Susan M. Tsang

RESEARCH and related projects

Pteropus alecto colony in Central Sulawesi
Biogeography and evolution of Pteropus
I am broadly interested in the phylogeography of Southeast Asian animals, particularly that of flying foxes (Chiroptera: Pteropodidae: Pteropus). Pteropus is an ideal focal taxon for Southeast Asian biogeographic studies because it is: 1) found everywhere in the region; 2) species-rich with several widespread species and many island endemics; and 3) relatively easy to sample. The species richness of Pteropus, their unique distributions, and their distinct life histories make them well-suited to investigating mechanisms of divergence using genetic data among populations or between species. My interest lies in addressing questions of how the complex nature of Southeast Asian geography and ecological niche affects distributions and speciation. Pteropusand Acerodon also consist of the world's largest bat species, yet this evolutionary departure in size from other chiropterans is not well-understood due to the lack of resolved phylogenies for use in trait evolution studies. Ultimately, findings related to population and species dynamics can be used for studying disease ecology of pathogens naturally hosted by flying foxes. These findings will also allow for a better understanding of species boundaries necessary for conservation management decisions. My work on this genus primarily focuses on the poorly known taxa from Southeast Asia, though I am open to collaboration regarding any aspect of Pteropus biogeography and evolution or pteropodid systematics.
Pteropus vampyrus on sale in the market in Lampung, Sumatra
Bat conservation
Logging and agricultural conversion of natural habitats are two of the leading factors causing biodiversity loss in Southeast Asia. In addition to anthropogenic development, large bats, such as Pteropusand Acerodon, face intense hunting pressure throughout their ranges. These fruit bats are often also targeted as agricultural pests and some species are hunted for sport. Mangrove loss has also led to a lack of undisturbed roosting sites for large colonies and increased the use of suboptimal roosting sites and smaller colony sizes. My conservation work primarily focuses on hunting of fruit bats in Sulawesi, Indonesia, but I have documented patterns of bat consumption throughout my research sites. In collaboration with local researchers, we seek to create grassroots initiatives to decrease demand for bat bushmeat and educate locals about the importance of bats for forest ecosystem services that they value. For more on other issues affecting bats, please visit the Southeast Asian Bat Conservation Research Unit website.

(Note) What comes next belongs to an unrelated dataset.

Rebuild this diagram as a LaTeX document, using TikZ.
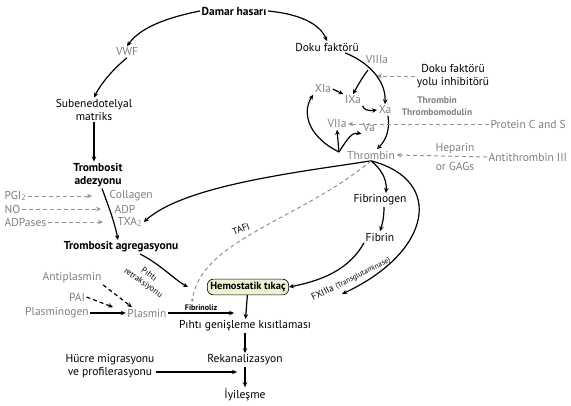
\documentclass[tikz,border=0pt]{standalone}
\usepackage{fontspec}
\setmainfont{PT Sans}
\usetikzlibrary{arrows.meta}
\definecolor{gri}{HTML}{7F7F7F}
\definecolor{tikac}{HTML}{EEF2D2}
\begin{document}
\fontsize{11.5}{13}\selectfont
\begin{tikzpicture}[x=1pt,y=-1pt,
    every node/.style={inner sep=1.5pt},
    gr/.style={text=gri},
    ok/.style={line width=1.2pt,-{Stealth[length=5pt,width=4.5pt]}},
    kesik/.style={gri!85,line width=1pt,dash pattern=on 4pt off 3pt,-{Stealth[length=5pt,width=4.5pt]}},
    kucuk/.style={text=gri,font=\fontsize{9.5}{12}\selectfont\bfseries}]
\useasboundingbox (0,0) rectangle (571,405);
% ust kisim
\node[font=\bfseries] (damar) at (234,11) {Damar hasarı};
\node[gr] (vwf) at (127,52) {VWF};
\node[align=center] (sub) at (94,110) {Subenedotelyal\\matriks};
\node[align=center,font=\bfseries] (adez) at (98,175) {Trombosit\\adezyonu};
\draw[ok] (damar.west) .. controls (165,18) and (140,28) .. (vwf.north);
\draw[ok] (vwf.south) .. controls (112,70) and (100,85) .. (sub.north);
\draw[ok] (sub.south) -- (sub.south |- adez.north);
% trombosit
\node[gr,anchor=west] (pgi) at (3,196) {PGI\textsubscript{2}};
\node[gr,anchor=west] (no) at (3,209) {NO};
\node[gr,anchor=west] (adpase) at (3,222) {ADPases};
\node[gr,anchor=west] (col) at (108,196) {Collagen};
\node[gr,anchor=west] (adp) at (113,209) {ADP};
\node[gr,anchor=west] (txa) at (116,222) {TXA\textsubscript{2}};
\draw[kesik,shorten >=16pt] (pgi.east) -- (col.west);
\draw[kesik,shorten >=12pt] (no.east) -- (adp.west);
\draw[kesik,shorten >=13pt] (adpase.east) -- (txa.west);
\node[font=\bfseries] (agr) at (121,247) {Trombosit agregasyonu};
\draw[ok] ([xshift=4pt]adez.south) .. controls (108,205) and (114,220) .. ([xshift=-3pt]agr.north);
% doku faktoru yolu
\node (doku) at (327,47) {Doku faktörü};
\node[gr] (viii) at (377,60) {VIIIa};
\node[align=center] (inh) at (453,76) {Doku faktörü\\yolu inhibitörü};
\coordinate (inhuc) at (377,76);
\draw[kesik] (inh.west) -- (inhuc);
\draw[ok] (damar.east) .. controls (300,14) and (320,24) .. (doku.north);
\node[gr] (xia) at (323,89) {XIa};
\node[gr] (ixa) at (353,100) {IXa};
\node[gr] (xa) at (385,110) {Xa};
\node[kucuk,align=center] (tm) at (437,106) {Thrombin\\Thrombomodulin};
\node[gr] (viia) at (337,124) {VIIa};
\node[gr] (va) at (369,128) {Va};
\node[gr,anchor=west] (prot) at (489,124) {Protein C and S};
\node[gr] (thr) at (371,155) {Thrombin};
\node[gr,align=center] (hep) at (455,157) {Heparin\\[6pt]or GAGs};
\node[gr,anchor=west] (anti) at (487,157) {Antithrombin III};
\coordinate (br) at (368,70);
\coordinate (thrk) at (339,152);
\draw[ok] ([xshift=18pt]doku.south) .. controls (368,62) and (386,80) .. (xa.north);
\draw[ok] (br) .. controls (362,78) and (358,85) .. (ixa.north);
\draw[ok] (xia.east) -- (ixa.north west);
\draw[ok] (ixa.south east) .. controls (364,110) and (368,111) .. (xa.west);
\draw[ok] ([xshift=3pt]xa.south) .. controls (390,130) and (386,140) .. ([xshift=6pt]thr.north);
\draw[kesik] (prot.west) -- (viia.east);
\draw[kesik] (anti.west) -- (thr.east);
\draw[ok] (thrk) .. controls (305,135) and (303,110) .. (xia.south west);
\draw[ok] (thrk) -- (viia.south);
\draw[ok] (thrk) .. controls (348,138) and (352,132) .. (va.south west);
% fibrin
\node (fbg) at (380,200) {Fibrinogen};
\node (fbn) at (380,237) {Fibrin};
\draw[ok] (thr.south) .. controls (380,168) and (387,178) .. ([xshift=6pt]fbg.north);
\draw[ok] ([xshift=4pt]fbg.south) .. controls (384,216) and (383,222) .. (fbn.north);
\draw[ok] (thr.south) .. controls (300,172) and (185,185) .. (txa.east);
% alt kisim
\node[draw,rounded corners=6pt,fill=tikac,line width=0.6pt,font=\fontsize{10.5}{12}\selectfont\bfseries,inner sep=3pt] (hem) at (248,287) {Hemostatik tıkaç};
\node (pge) at (245,326) {Pıhtı genişleme kısıtlaması};
\node (rek) at (245,360) {Rekanalizasyon};
\node (iyi) at (245,395) {İyileşme};
\node[align=center] (hcr) at (110,366) {Hücre migrasyonu\\ve profilerasyonu};
\coordinate (fxuc) at (342,294);
\draw[ok] (thr.south) .. controls (445,180) and (432,252) .. (fxuc);
\draw[ok] (fbn.south west) .. controls (350,268) and (325,280) .. (hem.east);
\node[rotate=27,font=\fontsize{9.5}{11}\selectfont] (fx) at (351,279) {FXIIIa {\fontsize{7.5}{8}\selectfont (Transglutaminase)}};
\coordinate (tafiuc) at (192,302);
\draw[kesik,-{Stealth[length=3pt,width=3pt]}] (thr.south) .. controls (300,220) and (200,240) .. (tafiuc);
\node[rotate=20,font=\fontsize{9.5}{11}\selectfont] (tafi) at (241,229) {TAFI};
\node[rotate=-35,align=center,font=\fontsize{8.5}{10}\selectfont] (ret) at (146,279) {Pıhtı\\retraksiyonu};
\coordinate (retuc) at (188,287);
\draw[ok] ([xshift=19pt]agr.south) .. controls (160,264) and (175,280) .. (retuc);
% plazmin
\node[gr] (aplas) at (72,278) {Antiplasmin};
\node[gr] (pai) at (77,297) {PAI};
\node[gr] (plg) at (57,313) {Plasminogen};
\node[gr] (pls) at (147,313) {Plasmin};
\draw[ok,dash pattern=on 4pt off 3pt] (aplas.south east) -- ([xshift=-15pt]pls.north);
\draw[ok,dash pattern=on 4pt off 3pt] (pai.east) -- ([xshift=-34pt]pls.north);
\draw[ok] (plg) -- (pls);
\coordinate (fibuc) at (234,313);
\draw[ok] (pls) -- (fibuc) node[midway,above,font=\fontsize{8}{9}\selectfont\bfseries] {Fibrinoliz};
\draw[ok] (hem) -- (pge);
\draw[ok] (pge) -- (rek);
\draw[ok] (rek) -- (iyi);
\coordinate (hcruc) at (237,372);
\draw[ok] ([yshift=-6pt]hcr.east) -- (hcruc);
\end{tikzpicture}
\end{document}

Additionally, I am working with Dr. Emily Rollinson on building models and spatial tools that would help better designate threat statuses, better identify species ranges, and study habitat requirements for species-area relationships. Ultimately, this would help provide tools for addressing questions of areas of endemism and species diversity using this group as a case study.
Schematic diagram of transmission of bats to other mammals
Diversity and dispersal potential of bat-borne zoonotic viruses in the Indo-Australian Archipelago (NIH 1R21AI105050)
In recent years, Asia has been the source of several emerging infectious diseases with high levels of mortality, including the SARS virus, H1N1 influenza virus, and Nipah virus. The severity of outbreaks can be mitigated when animal reservoirs are readily identified and their movements restricted, but when pathogens are vectored by flying organisms, containment can be difficult. The recent recognition of bats as putative sources of pathogens and the discovery of novel viruses has spurred research on their role as reservoir hosts. This is the case with large fruit bats known as flying foxes (Chiroptera: Pteropodidae: Pteropus), where there is evidence of infections from at least six virus families, including the highly pathogenic Paramyxoviridae. Colonial roosting, high vagility, and long lifespans provide the opportunity for viral persistence and intra- and inter-colony transmission. A single Pteropus bat can fly over 50 km in a single night, making these animals important long-range vectors for pathogens across. The large geographic range of Pteropus species further underlines the geographic extent and costs that bat-borne zoonoses might have on global health.

We are currently sampling Pteropus and their viruses throughout Indonesia to determine the presence and prevalence of zoonotic pathogens in relation to evolutionary history and ecological traits. Our collaborators in the Emerging Infectious Disease Program at Duke-NUS Medical School in Singapore, Drs. Vijaykrishna Dhanasekaran, Gavin Smith, and Ian Mendenhall will use RNA-based assays to detect the presence of any viruses, and subsequently clone and sequence them for comparison with other mammalian viruses. Nascent phylogeographic and network analyses will allow us to model the population structure of the host species and their dispersal routes, allowing containment efforts to focus on crucial dispersal corridors. We will then infer where viral hotspots may occur by using ecological niche modeling.